A family lawyer has to be all things to all people; someone who can advise a weeping client distraught by the breakdown of a marriage he or she has not seen coming and has no wish to lose. Someone who can then an hour later, advise another, hopelessly in love but not to the person to whom they are married or living with, how to best end that relationship.
Someone who can advise that the other parent should have limited or perhaps no contact at all with children (but only for the most serious of reasons) but also someone who can advise and readily assist a client to search across the world to be reunited with their own children from whom they have been parentally alienated.
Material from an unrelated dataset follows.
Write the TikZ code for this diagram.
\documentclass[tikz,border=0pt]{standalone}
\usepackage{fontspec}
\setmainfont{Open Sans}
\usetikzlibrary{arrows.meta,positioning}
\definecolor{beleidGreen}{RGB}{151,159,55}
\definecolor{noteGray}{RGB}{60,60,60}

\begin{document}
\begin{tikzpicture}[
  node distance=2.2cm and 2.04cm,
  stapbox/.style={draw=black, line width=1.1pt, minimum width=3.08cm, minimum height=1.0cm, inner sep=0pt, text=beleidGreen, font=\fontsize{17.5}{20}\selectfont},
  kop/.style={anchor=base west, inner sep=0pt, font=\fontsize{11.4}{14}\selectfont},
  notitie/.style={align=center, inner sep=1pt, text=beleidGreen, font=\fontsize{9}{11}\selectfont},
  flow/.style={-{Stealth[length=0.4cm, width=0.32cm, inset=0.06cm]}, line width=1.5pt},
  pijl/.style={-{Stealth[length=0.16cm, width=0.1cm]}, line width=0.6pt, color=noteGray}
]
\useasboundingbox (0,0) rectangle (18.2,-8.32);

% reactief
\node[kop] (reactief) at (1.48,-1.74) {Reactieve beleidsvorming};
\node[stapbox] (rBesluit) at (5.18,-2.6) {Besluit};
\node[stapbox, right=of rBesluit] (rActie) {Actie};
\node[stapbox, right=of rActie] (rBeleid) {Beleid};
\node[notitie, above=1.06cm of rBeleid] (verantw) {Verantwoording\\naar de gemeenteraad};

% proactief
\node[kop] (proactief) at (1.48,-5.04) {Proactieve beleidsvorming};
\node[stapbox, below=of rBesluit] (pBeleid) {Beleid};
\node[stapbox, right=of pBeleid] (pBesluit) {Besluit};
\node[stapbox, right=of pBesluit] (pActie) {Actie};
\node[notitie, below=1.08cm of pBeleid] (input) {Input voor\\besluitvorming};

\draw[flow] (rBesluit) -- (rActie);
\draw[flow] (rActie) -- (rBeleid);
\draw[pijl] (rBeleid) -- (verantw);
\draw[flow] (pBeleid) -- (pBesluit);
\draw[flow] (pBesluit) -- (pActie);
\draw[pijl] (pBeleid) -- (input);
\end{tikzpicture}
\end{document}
Being a family lawyer also requires the exercise of common sense, an ability to advise rationally, practically, and pragmatically within the parameters of the law. To keep an eye on costs, not allowing the pursuit of emotional decisions to rule the head and regret the day the process ever began.
It is extremely hard to be all things to all people, and frankly, it becomes even harder when the dispute involves grandparents, who are once removed from any conflict between the parents and twice removed from the children. There shouldn't be a problem with them at all. But too often, there is.
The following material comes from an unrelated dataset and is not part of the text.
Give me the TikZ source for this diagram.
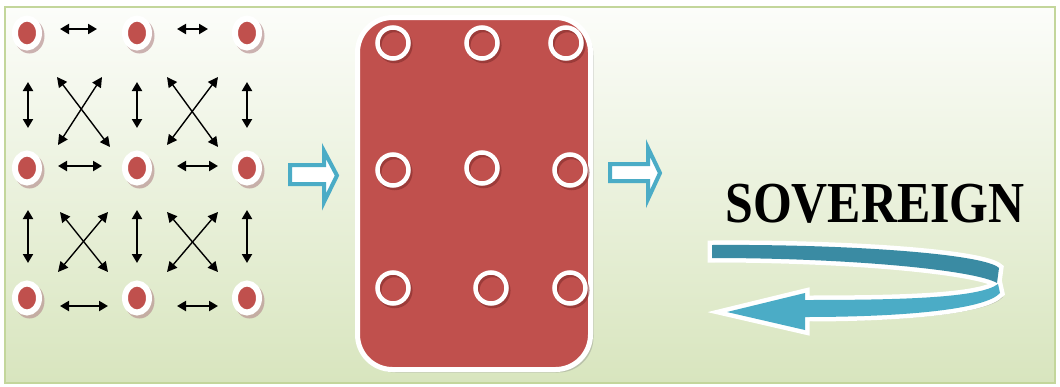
\documentclass[tikz,border=0pt]{standalone}
\usepackage{fontspec}
\setmainfont{Liberation Serif}
\usetikzlibrary{arrows.meta,shapes.geometric}
\definecolor{redfill}{HTML}{C0504D}
\definecolor{tealA}{HTML}{4BACC6}
\definecolor{tealB}{HTML}{3A8BA3}
\definecolor{bgtop}{HTML}{FCFDFA}
\definecolor{bgmid}{HTML}{F2F6EA}
\definecolor{bgbot}{HTML}{D8E5BE}
\definecolor{framec}{HTML}{C3D69B}
\definecolor{dotshadow}{HTML}{B99494}
\definecolor{ringshadow}{HTML}{7E2B29}
\tikzset{
  dotnode/.style={ellipse, fill=redfill, draw=white, line width=6pt,
    minimum width=24pt, minimum height=29pt, inner sep=0pt},
  ringnode/.style={circle, draw=white, line width=4.5pt, minimum size=31pt, inner sep=0pt},
  link/.style={line width=2pt, {Triangle[length=9pt,width=10pt]}-{Triangle[length=9pt,width=10pt]}},
  cross/.style={line width=1.4pt, {Triangle[length=10pt,width=10pt]}-{Triangle[length=10pt,width=10pt]}},
  blockarrow/.style={draw=tealA, fill=white, line width=4pt, line join=miter},
}
\begin{document}
\begin{tikzpicture}[x=1pt,y=-1pt]
\useasboundingbox (0,0) rectangle (1060,386);
\fill[white] (0,0) rectangle (1060,386);
% background panel
\shade[top color=bgtop, middle color=bgmid, bottom color=bgbot] (5,7) rectangle (1055,383);
\draw[framec, line width=1.2pt] (5,7) rectangle (1055,383);

% grid of dots
\foreach \c/\x in {1/27,2/137,3/247}{
  \foreach \r/\y in {1/33,2/168,3/298}{
    \fill[dotshadow, opacity=0.7] (\x+2.5,\y+3) ellipse (15pt and 17.5pt);
    \node[dotnode] (d\r\c) at (\x,\y) {};
  }
}
% horizontal links
\draw[link] (60,29) -- (97,29);
\draw[link] (177,29) -- (208,29);
\draw[link] (58,166) -- (102,166);
\draw[link] (177,166) -- (218,166);
\draw[link] (60,306) -- (108,306);
\draw[link] (177,306) -- (218,306);
% vertical links
\foreach \x in {28,137,247}{
  \draw[link] (\x,82) -- (\x,128);
  \draw[link] (\x,210) -- (\x,263);
}
% diagonal links
\draw[cross] (57,77) -- (110,147);
\draw[cross] (102,77) -- (58,145);
\draw[cross] (167,77) -- (218,147);
\draw[cross] (218,77) -- (167,145);
\draw[cross] (60,212) -- (108,272);
\draw[cross] (108,212) -- (58,272);
\draw[cross] (167,212) -- (218,272);
\draw[cross] (218,212) -- (167,272);

% first block arrow
\draw[blockarrow] (290,165) -- (324,165) -- (324,151) -- (337,175.5) -- (324,202) -- (324,184) -- (290,184) -- cycle;

% red panel
\fill[gray, opacity=0.35, rounded corners=35pt] (360.5,20.5) rectangle (593.5,372.5);
\draw[white, fill=redfill, line width=5pt, rounded corners=35pt] (357.5,17.5) rectangle (590.5,369.5);
\foreach \c/\x/\y in {1/393/43,2/482/43,3/566/43,4/393/170,5/482/168,6/570/170,7/393/288,8/491/288,9/570/288}{
  \draw[ringshadow, opacity=0.55, line width=4.5pt] (\x+1.8,\y+2.5) circle (15.5pt);
  \node[ringnode] (r\c) at (\x,\y) {};
}

% second block arrow
\draw[blockarrow] (610,164) -- (648,164) -- (648,148) -- (660,173) -- (648,199) -- (648,181) -- (610,181) -- cycle;

% title
\node[font=\bfseries\fontsize{58}{58}\selectfont, anchor=base, xscale=0.86] (title) at (875,222) {SOVEREIGN};

% curved return arrow
\def\lowerband{(998,284) .. controls (980,298) and (900,300) .. (805,300) -- (805,293) -- (727,312) -- (805,330) -- (805,317) .. controls (900,317) and (985,310) .. (1000,293) -- cycle}
\def\upperband{(712,245) .. controls (850,244) and (985,254) .. (999,268) -- (997,283) .. controls (975,270) and (850,258) .. (712,258) -- cycle}
\begin{scope}[shift={(3,4)}]
  \fill[gray, opacity=0.45] \lowerband;
  \fill[gray, opacity=0.45] \upperband;
\end{scope}
\draw[white, line width=9pt, line join=miter, miter limit=12] \lowerband;
\draw[white, line width=9pt, line join=miter, miter limit=12] \upperband;
\fill[tealA] \lowerband;
\fill[tealB] \upperband;
\end{tikzpicture}
\end{document}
I advised pragmatically, often concluding there was nothing to be gained from a court battle except prolonged bitterness, cost and an avoidable impact on the grandchildren involved in an intractable bitter tug of war. Too much water had passed under the bridge. It was futile resorting to lengthy, aggressive, and expensive court proceedings.
Grandparent disputes weren’t always about a divorced or separated parent refusing to permit grandparental access, but often involved both parents acting in unison against one set of grandparents. It might have started off with real or exaggerated complaints by one parent against a set of grandparents but it soon involved both parents. And finally came an end to grandparental contact. It was astonishing to hear how, even throwaway comments, probably carelessly said without a second’s thought, could stick in the mind and fuel a festering sore growing to such an extent that families became implacably alienated from each other. Grandchildren too could unwittingly add to the drama - repeating comments that may or may not have been said or intended, as they were relayed back home. Children are not always reliable message carriers. But the damage was done. With both parents stacked against the grandparents, the chances of a successful outcome were reduced still further.
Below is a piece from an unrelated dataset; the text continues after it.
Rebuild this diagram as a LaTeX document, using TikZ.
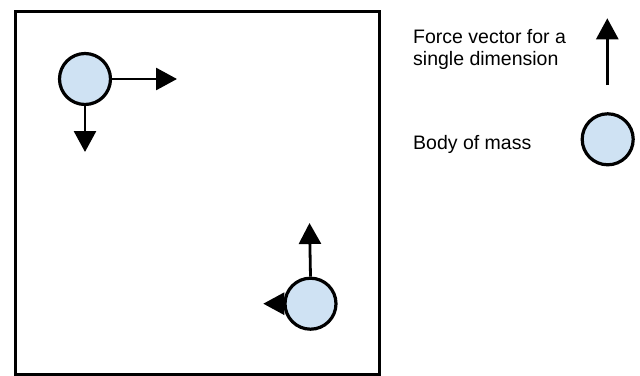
\documentclass[tikz,border=0pt]{standalone}
\usepackage{fontspec}
\setmainfont{Liberation Sans}
\usetikzlibrary{arrows.meta,backgrounds}
\definecolor{massblue}{HTML}{CFE2F3}
\begin{document}
\begin{tikzpicture}[x=1pt,y=-1pt,
  mass/.style={circle,draw=black,line width=3.2pt,fill=massblue,minimum size=51pt,inner sep=0pt},
  force/.style={line width=2.8pt,-{Triangle[length=21pt,width=22pt]}},
  legendtext/.style={font=\fontsize{19.5}{22}\selectfont,inner sep=0pt,align=left}]
\useasboundingbox (0,0) rectangle (640,375);
\node[draw=black,line width=3pt,minimum width=363.8pt,minimum height=362.8pt,inner sep=0pt,anchor=north west] (box) at (13.7,9.7) {};
% body 1
\node[mass] (m1) at (85,79) {};
\coordinate (t1) at (177,79);
\coordinate (t2) at (85,152);
\draw[force] (m1.east) -- (t1);
\draw[force] (m1.south) -- (t2);
% body 2
\node[mass] (m2) at (310.5,303.7) {};
\coordinate (t3) at (309.5,223);
\coordinate (t4) at (263.3,303.7);
\draw[force] (m2.north) -- (t3);
\begin{scope}[on background layer]
\draw[force] (m2.center) -- (t4);
\end{scope}
% legend
\node[legendtext,anchor=base west] (l1) at (413,65) {Force vector for a\\single dimension};
\coordinate (lb) at (607.3,85);
\coordinate (lt) at (607.3,18.3);
\draw[force] (lb) -- (lt);
\node[legendtext,anchor=base west] (l2) at (413,149) {Body of mass};
\node[mass] (lm) at (607.7,139.3) {};
\end{tikzpicture}
\end{document}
It was all very unpleasant, grandparent disputes in my experience the most bitter and saddest of them all.
The world is daily watching an extraordinary family breakdown publicly being played out in our country. They may be the most fascinating, iconic family in the world, their lives of pomp and privilege such that none of us can even imagine, yet underneath, despite the titles and the wealth, they are still human beings with emotions and needs exactly the same as us. The parents of a small baby have both experienced tragedy, marital, and family breakdown which has affected their own childhood and is influencing their actions right now, whether they recognise it or not. I interpret their public statements as a cry for help. On the other hand, the grandest of grandparents and great grandparents have vast political and social experience, resources, and an understanding of the dynamics of successful relationships which have even arisen out of the ashes of deadly worldwide conflicts between entire peoples.
So although time is running against them and feelings will entrench, all may not yet be lost and for all I know reconciliatory efforts are under way. It is not too late. It requires a coming together, much understanding and effort, but it will be worth it. Not least because this is about resolving as much as possible the wishes of a much loved son and grandson, who grew up handling marital breakdown, immense tragedy, hurt, and on top of it all, cruel media speculation. He doesn't want the same for his own baby and wife, for them to be different, and independently successful, but still much loved members of his own family. It is clearly difficult but it must be possible.
Otherwise it will all end as it has before, and another little boy will grow up like his own confused parents, in deep and bitterly divided households.